Tuesday, April 30, 2019 at 11:56AM
Drew Wolfe

Even In The Robot Age, Manufacturers Need The Human Touch

"Robots have revolutionized auto manufacturing, making plants safer and products more reliable — and reducing the number of people involved in the process. But walk inside a modern auto plant, and you'll quickly realize that robots have hardly replaced the human touch — at least, not in some areas."

"Volvo's car plant in Ridgeville, S.C., which opened last year, provides an object lesson.
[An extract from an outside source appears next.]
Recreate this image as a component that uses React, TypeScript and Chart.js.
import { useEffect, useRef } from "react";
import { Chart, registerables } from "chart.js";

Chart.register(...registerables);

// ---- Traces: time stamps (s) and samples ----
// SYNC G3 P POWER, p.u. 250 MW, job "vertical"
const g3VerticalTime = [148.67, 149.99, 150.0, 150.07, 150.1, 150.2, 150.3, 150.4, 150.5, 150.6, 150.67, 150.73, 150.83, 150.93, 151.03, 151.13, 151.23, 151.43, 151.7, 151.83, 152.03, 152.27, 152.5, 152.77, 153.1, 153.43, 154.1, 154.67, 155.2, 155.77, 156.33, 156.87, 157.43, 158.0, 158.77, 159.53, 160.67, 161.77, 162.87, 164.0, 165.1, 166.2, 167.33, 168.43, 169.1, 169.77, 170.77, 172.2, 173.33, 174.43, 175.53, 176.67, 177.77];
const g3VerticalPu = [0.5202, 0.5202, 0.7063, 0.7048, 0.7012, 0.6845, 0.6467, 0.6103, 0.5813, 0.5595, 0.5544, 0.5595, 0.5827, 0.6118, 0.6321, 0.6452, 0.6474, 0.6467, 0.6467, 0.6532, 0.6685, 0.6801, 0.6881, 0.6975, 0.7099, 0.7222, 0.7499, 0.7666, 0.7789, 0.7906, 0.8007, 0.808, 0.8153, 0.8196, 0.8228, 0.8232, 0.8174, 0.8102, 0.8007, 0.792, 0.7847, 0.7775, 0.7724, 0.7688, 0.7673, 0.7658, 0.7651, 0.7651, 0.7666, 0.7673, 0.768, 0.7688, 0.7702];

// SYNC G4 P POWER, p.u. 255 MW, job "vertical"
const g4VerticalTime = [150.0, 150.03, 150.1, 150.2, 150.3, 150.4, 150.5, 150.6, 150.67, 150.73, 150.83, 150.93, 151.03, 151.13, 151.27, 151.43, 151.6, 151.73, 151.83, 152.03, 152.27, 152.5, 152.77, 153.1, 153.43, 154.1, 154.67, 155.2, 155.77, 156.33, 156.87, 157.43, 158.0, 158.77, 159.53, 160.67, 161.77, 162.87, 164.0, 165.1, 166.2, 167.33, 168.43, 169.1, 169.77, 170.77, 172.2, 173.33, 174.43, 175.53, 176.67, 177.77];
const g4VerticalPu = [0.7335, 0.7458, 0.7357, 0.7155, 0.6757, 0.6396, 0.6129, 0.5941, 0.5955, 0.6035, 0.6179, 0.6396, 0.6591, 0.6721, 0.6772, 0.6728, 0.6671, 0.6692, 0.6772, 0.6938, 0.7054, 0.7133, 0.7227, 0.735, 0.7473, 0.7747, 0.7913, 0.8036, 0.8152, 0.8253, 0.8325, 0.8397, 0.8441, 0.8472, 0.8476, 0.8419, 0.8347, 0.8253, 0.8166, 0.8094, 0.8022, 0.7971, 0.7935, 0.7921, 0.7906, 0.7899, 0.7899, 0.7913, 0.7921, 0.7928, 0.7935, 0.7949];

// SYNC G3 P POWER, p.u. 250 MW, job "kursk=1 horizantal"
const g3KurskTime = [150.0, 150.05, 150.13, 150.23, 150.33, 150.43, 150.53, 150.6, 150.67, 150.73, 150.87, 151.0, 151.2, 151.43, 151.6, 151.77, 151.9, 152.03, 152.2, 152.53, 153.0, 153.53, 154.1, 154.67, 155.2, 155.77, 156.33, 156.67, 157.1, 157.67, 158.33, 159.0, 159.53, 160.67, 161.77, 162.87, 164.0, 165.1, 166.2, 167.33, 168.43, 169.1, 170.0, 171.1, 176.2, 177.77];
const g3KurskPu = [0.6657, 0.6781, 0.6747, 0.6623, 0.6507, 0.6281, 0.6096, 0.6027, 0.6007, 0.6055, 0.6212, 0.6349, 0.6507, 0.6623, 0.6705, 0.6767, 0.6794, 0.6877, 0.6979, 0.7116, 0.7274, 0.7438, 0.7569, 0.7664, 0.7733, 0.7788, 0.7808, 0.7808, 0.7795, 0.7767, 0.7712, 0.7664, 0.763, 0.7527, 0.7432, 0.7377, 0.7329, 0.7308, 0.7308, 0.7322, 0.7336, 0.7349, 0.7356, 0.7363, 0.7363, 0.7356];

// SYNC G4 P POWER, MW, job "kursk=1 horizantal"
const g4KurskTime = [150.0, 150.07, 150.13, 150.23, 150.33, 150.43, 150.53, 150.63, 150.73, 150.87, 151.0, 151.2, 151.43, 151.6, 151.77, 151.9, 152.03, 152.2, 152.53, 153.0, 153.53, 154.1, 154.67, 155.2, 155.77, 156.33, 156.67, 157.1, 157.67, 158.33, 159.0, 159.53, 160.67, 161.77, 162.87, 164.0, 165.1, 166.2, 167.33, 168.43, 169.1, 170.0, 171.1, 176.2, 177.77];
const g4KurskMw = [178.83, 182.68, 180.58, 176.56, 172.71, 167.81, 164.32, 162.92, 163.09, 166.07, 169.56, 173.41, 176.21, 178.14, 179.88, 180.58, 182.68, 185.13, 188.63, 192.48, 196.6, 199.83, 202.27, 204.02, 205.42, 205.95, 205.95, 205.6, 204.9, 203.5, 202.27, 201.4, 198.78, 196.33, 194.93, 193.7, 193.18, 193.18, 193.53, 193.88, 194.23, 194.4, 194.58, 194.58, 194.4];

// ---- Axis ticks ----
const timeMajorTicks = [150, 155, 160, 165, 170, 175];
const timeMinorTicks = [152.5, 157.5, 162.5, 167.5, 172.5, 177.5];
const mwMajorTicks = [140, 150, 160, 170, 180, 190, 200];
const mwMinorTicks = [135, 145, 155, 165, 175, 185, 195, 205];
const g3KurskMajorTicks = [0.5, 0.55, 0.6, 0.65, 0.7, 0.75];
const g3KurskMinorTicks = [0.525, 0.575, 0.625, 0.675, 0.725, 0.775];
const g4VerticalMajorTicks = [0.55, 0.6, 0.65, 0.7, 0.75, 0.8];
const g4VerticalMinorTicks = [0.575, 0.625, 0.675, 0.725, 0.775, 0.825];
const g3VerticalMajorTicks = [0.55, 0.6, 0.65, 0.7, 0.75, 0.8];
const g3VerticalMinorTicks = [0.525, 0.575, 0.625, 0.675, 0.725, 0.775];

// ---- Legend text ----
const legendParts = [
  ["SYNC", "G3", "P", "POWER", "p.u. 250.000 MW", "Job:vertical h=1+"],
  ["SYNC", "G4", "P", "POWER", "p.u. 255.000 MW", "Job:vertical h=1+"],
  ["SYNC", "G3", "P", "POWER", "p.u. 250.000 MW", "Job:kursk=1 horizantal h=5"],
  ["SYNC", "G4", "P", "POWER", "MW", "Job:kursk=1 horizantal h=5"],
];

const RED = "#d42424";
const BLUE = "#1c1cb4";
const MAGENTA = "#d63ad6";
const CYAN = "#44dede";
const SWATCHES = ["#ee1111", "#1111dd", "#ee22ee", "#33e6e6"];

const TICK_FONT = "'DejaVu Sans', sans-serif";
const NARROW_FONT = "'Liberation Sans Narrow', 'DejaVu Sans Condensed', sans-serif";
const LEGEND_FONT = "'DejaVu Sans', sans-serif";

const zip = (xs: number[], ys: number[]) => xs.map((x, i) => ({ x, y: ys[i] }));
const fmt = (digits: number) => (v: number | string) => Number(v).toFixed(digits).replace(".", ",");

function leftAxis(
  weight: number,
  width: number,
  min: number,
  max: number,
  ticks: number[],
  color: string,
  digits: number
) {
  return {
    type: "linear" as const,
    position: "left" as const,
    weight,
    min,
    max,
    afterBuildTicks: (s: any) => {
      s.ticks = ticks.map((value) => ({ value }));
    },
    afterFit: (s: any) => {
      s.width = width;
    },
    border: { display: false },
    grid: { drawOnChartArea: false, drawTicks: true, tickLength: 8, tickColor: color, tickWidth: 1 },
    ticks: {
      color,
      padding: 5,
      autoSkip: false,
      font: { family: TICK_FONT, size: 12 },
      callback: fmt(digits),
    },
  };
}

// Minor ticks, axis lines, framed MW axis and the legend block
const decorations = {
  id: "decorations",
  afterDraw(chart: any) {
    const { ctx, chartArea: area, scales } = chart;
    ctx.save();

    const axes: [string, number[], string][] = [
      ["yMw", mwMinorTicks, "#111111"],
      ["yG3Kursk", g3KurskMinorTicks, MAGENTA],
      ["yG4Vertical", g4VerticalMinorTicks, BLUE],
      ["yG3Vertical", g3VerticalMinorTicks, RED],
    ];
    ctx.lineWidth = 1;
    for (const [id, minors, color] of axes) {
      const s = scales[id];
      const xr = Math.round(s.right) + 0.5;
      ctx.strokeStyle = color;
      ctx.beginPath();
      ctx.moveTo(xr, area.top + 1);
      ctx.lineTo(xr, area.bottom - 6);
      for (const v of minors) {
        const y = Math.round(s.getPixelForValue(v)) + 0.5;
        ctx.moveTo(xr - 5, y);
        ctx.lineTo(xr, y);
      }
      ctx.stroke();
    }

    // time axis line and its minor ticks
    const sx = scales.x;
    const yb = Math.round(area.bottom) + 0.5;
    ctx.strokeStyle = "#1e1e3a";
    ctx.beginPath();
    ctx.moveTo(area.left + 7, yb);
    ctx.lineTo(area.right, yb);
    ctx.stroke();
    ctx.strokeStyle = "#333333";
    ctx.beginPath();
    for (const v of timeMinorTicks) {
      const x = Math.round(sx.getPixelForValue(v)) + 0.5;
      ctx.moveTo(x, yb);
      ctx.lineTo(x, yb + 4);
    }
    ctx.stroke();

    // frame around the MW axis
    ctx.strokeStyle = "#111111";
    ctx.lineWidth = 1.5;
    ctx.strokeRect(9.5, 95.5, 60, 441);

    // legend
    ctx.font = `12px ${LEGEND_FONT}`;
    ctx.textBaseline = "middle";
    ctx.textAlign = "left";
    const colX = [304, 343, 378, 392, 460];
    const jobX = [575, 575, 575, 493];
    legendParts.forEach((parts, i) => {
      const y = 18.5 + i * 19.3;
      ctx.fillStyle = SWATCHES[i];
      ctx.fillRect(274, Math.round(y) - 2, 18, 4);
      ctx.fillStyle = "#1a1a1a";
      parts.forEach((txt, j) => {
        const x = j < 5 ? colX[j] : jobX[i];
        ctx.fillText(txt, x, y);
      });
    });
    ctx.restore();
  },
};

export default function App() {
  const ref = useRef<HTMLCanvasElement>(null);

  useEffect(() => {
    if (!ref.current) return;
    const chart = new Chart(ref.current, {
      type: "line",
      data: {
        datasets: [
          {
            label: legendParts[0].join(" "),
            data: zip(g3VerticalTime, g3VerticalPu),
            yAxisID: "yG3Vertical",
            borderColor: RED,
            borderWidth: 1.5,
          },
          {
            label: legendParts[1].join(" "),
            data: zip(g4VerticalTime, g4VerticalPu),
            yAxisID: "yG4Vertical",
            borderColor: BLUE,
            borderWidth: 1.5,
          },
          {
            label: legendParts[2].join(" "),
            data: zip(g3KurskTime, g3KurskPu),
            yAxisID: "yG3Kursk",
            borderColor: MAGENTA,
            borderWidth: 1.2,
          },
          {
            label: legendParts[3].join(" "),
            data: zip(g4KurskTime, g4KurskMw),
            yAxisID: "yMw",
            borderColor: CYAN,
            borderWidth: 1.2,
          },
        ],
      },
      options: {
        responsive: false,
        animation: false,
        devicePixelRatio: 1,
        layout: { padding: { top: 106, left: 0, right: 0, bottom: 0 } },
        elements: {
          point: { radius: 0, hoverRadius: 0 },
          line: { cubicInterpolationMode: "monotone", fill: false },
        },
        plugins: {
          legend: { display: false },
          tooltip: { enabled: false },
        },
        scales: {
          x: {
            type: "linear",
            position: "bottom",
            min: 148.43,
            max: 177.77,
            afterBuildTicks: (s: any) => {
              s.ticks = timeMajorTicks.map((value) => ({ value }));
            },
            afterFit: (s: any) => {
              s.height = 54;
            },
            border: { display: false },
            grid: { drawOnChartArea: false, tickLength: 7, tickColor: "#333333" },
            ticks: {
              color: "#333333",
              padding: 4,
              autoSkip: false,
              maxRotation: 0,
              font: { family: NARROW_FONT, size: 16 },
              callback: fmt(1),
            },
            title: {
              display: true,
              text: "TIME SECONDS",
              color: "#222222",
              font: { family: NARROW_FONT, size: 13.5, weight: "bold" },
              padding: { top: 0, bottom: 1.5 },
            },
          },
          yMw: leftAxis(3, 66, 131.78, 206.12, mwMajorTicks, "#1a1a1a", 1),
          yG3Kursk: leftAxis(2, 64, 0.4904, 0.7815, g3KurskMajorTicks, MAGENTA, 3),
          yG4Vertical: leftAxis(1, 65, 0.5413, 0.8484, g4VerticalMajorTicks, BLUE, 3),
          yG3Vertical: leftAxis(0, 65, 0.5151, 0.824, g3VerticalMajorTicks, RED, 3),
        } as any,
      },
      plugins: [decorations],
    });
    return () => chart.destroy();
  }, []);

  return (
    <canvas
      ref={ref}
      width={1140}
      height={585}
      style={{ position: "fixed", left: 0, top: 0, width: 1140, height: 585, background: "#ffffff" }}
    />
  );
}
The facility produces the S60, a luxury sedan, for the U.S. market as well as for export."

"The beginning of the production line is highly automated; in the first of three large buildings, robots outnumber human workers 300 to 200. But the end of the process is dominated by people."

"Let's start with the robots. Behind a safety fence, a half-dozen robot arms move in coordination as they spot-weld a car body together, whirring softly. The lights in this section of the massive building are dimmed because the robots don't require much light to complete their work."

Robots are indisputably better than humans at some tasks. They're precise and consistent, and they excel at repeating an identical motion over and over again.

Jeff Moore, Volvo's vice president of manufacturing in the Americas, says that in deciding which jobs to assign to a robot, the company starts by focusing on monotonous, physically demanding work — especially anything that carries safety concerns.